As I sat in the Woodland Garden looking around at how much it had changed, I asked myself why I continued to come even after it had lost its fairylike quality. As I looked around, I realized it was still beautiful, but in a different way. There is a stark, yet dreamy quality to the bare trunks and scattered garments of leaves on the ground. If the gardeners were to rake up all the leaves, many places would merely show bare dirt. The untidy lived in quality of the forest had become a part of its beauty. To "clean it up" would be to truly rob the woods of their attraction.

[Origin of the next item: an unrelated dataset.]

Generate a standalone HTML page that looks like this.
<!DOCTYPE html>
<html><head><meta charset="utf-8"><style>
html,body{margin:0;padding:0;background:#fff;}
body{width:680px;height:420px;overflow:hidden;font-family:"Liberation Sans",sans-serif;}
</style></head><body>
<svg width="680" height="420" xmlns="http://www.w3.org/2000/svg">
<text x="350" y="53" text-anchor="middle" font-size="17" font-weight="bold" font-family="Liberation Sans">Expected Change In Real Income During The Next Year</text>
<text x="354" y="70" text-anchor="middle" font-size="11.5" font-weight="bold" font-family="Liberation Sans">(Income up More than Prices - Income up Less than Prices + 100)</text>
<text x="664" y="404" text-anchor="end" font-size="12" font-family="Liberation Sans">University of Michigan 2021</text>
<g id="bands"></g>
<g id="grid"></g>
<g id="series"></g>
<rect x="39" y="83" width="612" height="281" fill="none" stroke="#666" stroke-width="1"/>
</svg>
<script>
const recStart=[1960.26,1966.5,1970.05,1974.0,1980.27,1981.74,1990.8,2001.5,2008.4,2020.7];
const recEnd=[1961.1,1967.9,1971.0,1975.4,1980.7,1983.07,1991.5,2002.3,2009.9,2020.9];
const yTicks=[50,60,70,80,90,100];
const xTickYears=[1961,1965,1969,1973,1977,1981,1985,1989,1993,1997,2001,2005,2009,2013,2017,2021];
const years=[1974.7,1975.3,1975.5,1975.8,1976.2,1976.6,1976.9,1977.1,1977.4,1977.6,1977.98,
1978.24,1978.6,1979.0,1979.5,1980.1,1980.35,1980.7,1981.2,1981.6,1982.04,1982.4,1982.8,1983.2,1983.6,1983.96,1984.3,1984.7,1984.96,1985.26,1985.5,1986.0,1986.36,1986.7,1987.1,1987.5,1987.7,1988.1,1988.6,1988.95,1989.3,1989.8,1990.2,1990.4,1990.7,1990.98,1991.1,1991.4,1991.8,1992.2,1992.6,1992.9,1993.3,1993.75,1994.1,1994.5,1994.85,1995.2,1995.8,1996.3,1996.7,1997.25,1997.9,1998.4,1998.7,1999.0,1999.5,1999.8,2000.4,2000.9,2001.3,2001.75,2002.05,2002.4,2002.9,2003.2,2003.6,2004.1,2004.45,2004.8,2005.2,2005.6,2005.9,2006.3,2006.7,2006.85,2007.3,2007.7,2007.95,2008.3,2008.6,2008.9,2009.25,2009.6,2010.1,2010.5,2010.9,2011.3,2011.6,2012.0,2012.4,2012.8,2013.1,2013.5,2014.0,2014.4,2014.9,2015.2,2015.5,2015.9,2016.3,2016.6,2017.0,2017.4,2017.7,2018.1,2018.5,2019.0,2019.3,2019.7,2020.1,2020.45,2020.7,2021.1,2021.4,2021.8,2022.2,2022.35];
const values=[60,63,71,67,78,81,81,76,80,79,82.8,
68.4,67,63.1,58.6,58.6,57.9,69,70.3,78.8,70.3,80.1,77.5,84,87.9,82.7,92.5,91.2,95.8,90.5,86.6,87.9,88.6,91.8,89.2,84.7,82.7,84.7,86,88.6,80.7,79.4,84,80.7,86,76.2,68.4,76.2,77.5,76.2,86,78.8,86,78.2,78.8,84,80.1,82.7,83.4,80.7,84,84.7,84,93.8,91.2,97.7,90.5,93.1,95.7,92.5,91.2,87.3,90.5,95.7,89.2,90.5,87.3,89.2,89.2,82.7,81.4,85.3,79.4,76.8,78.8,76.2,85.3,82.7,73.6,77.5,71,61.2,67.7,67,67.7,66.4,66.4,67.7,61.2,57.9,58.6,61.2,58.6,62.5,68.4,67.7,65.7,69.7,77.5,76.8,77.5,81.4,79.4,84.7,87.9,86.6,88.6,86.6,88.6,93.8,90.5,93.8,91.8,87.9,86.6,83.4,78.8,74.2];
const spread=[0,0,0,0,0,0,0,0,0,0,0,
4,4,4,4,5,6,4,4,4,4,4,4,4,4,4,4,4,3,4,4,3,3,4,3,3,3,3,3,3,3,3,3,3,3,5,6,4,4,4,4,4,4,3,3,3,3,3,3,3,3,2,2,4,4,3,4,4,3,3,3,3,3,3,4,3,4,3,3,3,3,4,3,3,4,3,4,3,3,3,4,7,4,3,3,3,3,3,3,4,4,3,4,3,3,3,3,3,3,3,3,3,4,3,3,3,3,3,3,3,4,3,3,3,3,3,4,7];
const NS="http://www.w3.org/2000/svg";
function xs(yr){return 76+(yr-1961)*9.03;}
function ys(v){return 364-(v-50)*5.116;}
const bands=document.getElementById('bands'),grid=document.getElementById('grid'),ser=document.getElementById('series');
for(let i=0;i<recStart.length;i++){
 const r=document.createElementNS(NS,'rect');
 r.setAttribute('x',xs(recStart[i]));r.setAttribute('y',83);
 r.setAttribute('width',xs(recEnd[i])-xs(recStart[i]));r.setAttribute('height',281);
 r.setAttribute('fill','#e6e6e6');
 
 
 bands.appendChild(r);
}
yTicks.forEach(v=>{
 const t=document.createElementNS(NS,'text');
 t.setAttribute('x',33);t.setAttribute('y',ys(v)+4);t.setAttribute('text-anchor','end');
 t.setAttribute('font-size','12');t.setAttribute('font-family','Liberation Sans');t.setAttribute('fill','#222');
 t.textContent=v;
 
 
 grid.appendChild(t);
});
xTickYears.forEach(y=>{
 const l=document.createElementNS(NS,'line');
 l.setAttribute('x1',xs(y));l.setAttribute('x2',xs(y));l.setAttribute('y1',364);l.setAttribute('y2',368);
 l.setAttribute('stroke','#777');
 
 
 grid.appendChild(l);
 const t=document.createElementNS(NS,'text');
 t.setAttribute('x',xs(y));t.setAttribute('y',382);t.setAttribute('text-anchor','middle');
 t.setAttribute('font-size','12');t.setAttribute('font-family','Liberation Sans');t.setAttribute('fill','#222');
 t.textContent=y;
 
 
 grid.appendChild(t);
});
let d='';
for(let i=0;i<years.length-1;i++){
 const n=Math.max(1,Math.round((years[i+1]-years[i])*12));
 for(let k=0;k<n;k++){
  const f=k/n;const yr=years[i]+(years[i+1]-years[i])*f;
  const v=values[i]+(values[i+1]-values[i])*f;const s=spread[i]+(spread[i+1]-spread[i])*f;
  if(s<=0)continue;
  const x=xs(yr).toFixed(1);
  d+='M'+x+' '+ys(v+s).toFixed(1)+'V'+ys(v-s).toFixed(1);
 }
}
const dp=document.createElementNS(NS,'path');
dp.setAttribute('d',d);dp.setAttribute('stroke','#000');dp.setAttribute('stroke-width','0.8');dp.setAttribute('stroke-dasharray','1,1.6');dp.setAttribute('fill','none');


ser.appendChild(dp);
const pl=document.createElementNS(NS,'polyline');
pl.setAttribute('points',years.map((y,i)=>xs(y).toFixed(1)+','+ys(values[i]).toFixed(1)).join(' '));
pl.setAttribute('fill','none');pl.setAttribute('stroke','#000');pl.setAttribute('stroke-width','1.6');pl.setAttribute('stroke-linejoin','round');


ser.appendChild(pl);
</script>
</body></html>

As I considered the forest, it became intermingled with how I see myself. Part of the novitiate is an intense time of seeing who we are and the challenge to deeply share in a venerable way. The more I looked intently at myself the more flaws and failings I saw and wanted to "rake up" to be perfect. Looking at the messy forest floor, it is an image of how I see myself—bare patches, lots of downed dying things, and yet interspersed with tiny flowers and growth pushing up through all the negative. When I asked the question of the forest why I kept coming back even in the beginning of winter, it became a sort of question about me as well. When I look at the untidy woods settling in for winter, do I see their beauty, or an area to "fix"? As I realized the answer was that I saw beauty in the untidiness it seemed to be the Holy Spirit telling me that is how God sees me. I don't have to be the perfect spring-time woods with orderly green sprigs and flowers covering every surface. Just because there are downed leaves and neglect doesn't mean the forest is ugly or no longer a forest. It doesn't mean someone needs to go in and tidy it up so it can be perfect again. It is exactly how it should be during this season and it is still beautiful.